## What needs to be done
Repeat every line of the data exactly, but not the pictures.

## Material
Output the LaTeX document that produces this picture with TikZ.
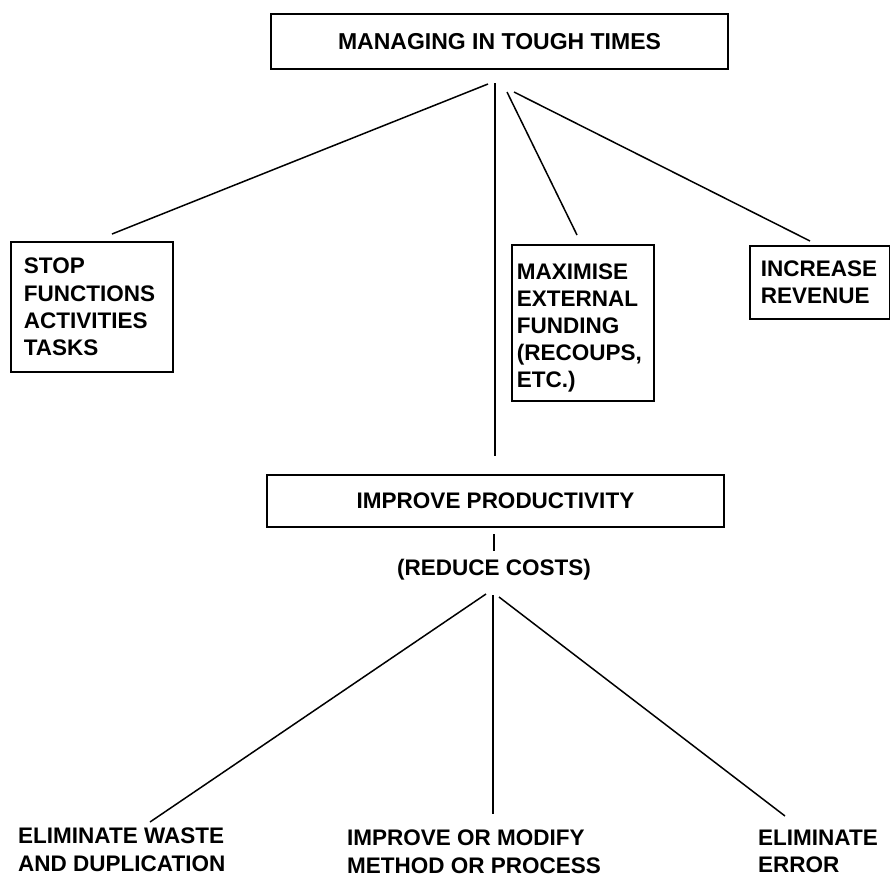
\documentclass[tikz,border=0pt]{standalone}
\usepackage{fontspec}
\setmainfont{Liberation Sans}
\begin{document}
\begin{tikzpicture}[x=1pt,y=-1pt,
  txt/.style={font=\bfseries\fontsize{22.5}{27.2}\selectfont},
  box/.style={txt, draw, line width=1.8pt, inner ysep=0pt},
  lbox/.style={box, anchor=north west, align=left},
  lbl/.style={txt, align=left, inner sep=0pt, anchor=north west},
  link/.style={line width=1.5pt}]
\useasboundingbox (0,0) rectangle (890,879);
% boxes
\node[box, minimum width=457pt, minimum height=55pt, font=\bfseries\fontsize{23}{27}\selectfont] (top) at (499.5,41.5) {MANAGING IN TOUGH TIMES};
\node[lbox, minimum height=130pt, text width=136pt, inner xsep=13pt] (stop) at (10,241) {STOP\\FUNCTIONS\\ACTIVITIES\\TASKS};
\node[lbox, minimum height=156pt, text width=132pt, inner xsep=5pt] (maxi) at (511,244) {\rule{0pt}{26pt}MAXIMISE\\EXTERNAL\\FUNDING\\(RECOUPS,\\ETC.)};
\node[lbox, minimum height=73pt, text width=118pt, inner xsep=11pt] (incr) at (749,245) {INCREASE\\REVENUE};
\node[box, minimum width=457pt, minimum height=52pt] (prod) at (495.5,501) {IMPROVE PRODUCTIVITY};
\node[txt, inner sep=0pt] (cost) at (494,570) {(REDUCE COSTS)};
% bottom labels
\node[lbl] (waste) at (18,828) {ELIMINATE WASTE\\AND DUPLICATION};
\node[lbl] (meth) at (347,830) {IMPROVE OR MODIFY\\METHOD OR PROCESS};
\node[lbl] (err) at (758,830) {ELIMINATE\\ERROR};
% connector ends
\coordinate (t1) at (488,84);  \coordinate (s1) at (112,234);
\coordinate (t2) at (495,83);  \coordinate (p1) at (495,456);
\coordinate (t3) at (507,92);  \coordinate (m1) at (577,235);
\coordinate (t4) at (514,92);  \coordinate (i1) at (810,241);
\coordinate (p2) at (494,534); \coordinate (p3) at (494,551);
\coordinate (r1) at (486,594); \coordinate (e1) at (150,822);
\coordinate (r2) at (493,595); \coordinate (e2) at (493,814);
\coordinate (r3) at (499,597); \coordinate (e3) at (785,816);
% connectors
\draw[link] (t1) -- (s1);
\draw[link] (t2) -- (p1);
\draw[link] (t3) -- (m1);
\draw[link] (t4) -- (i1);
\draw[link] (p2) -- (p3);
\draw[link] (r1) -- (e1);
\draw[link] (r2) -- (e2);
\draw[link] (r3) -- (e3);
\end{tikzpicture}
\end{document}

## Exercise solution
Output the LaTeX document that produces this picture with TikZ.
\documentclass[tikz,border=0pt]{standalone}
\usepackage{fontspec}
\setmainfont{Liberation Sans}
\begin{document}
\begin{tikzpicture}[x=1pt,y=-1pt,
  txt/.style={font=\bfseries\fontsize{22.5}{27.2}\selectfont},
  box/.style={txt, draw, line width=1.8pt, inner ysep=0pt},
  lbox/.style={box, anchor=north west, align=left},
  lbl/.style={txt, align=left, inner sep=0pt, anchor=north west},
  link/.style={line width=1.5pt}]
\useasboundingbox (0,0) rectangle (890,879);
% boxes
\node[box, minimum width=457pt, minimum height=55pt, font=\bfseries\fontsize{23}{27}\selectfont] (top) at (499.5,41.5) {MANAGING IN TOUGH TIMES};
\node[lbox, minimum height=130pt, text width=136pt, inner xsep=13pt] (stop) at (10,241) {STOP\\FUNCTIONS\\ACTIVITIES\\TASKS};
\node[lbox, minimum height=156pt, text width=132pt, inner xsep=5pt] (maxi) at (511,244) {\rule{0pt}{26pt}MAXIMISE\\EXTERNAL\\FUNDING\\(RECOUPS,\\ETC.)};
\node[lbox, minimum height=73pt, text width=118pt, inner xsep=11pt] (incr) at (749,245) {INCREASE\\REVENUE};
\node[box, minimum width=457pt, minimum height=52pt] (prod) at (495.5,501) {IMPROVE PRODUCTIVITY};
\node[txt, inner sep=0pt] (cost) at (494,570) {(REDUCE COSTS)};
% bottom labels
\node[lbl] (waste) at (18,828) {ELIMINATE WASTE\\AND DUPLICATION};
\node[lbl] (meth) at (347,830) {IMPROVE OR MODIFY\\METHOD OR PROCESS};
\node[lbl] (err) at (758,830) {ELIMINATE\\ERROR};
% connector ends
\coordinate (t1) at (488,84);  \coordinate (s1) at (112,234);
\coordinate (t2) at (495,83);  \coordinate (p1) at (495,456);
\coordinate (t3) at (507,92);  \coordinate (m1) at (577,235);
\coordinate (t4) at (514,92);  \coordinate (i1) at (810,241);
\coordinate (p2) at (494,534); \coordinate (p3) at (494,551);
\coordinate (r1) at (486,594); \coordinate (e1) at (150,822);
\coordinate (r2) at (493,595); \coordinate (e2) at (493,814);
\coordinate (r3) at (499,597); \coordinate (e3) at (785,816);
% connectors
\draw[link] (t1) -- (s1);
\draw[link] (t2) -- (p1);
\draw[link] (t3) -- (m1);
\draw[link] (t4) -- (i1);
\draw[link] (p2) -- (p3);
\draw[link] (r1) -- (e1);
\draw[link] (r2) -- (e2);
\draw[link] (r3) -- (e3);
\end{tikzpicture}
\end{document}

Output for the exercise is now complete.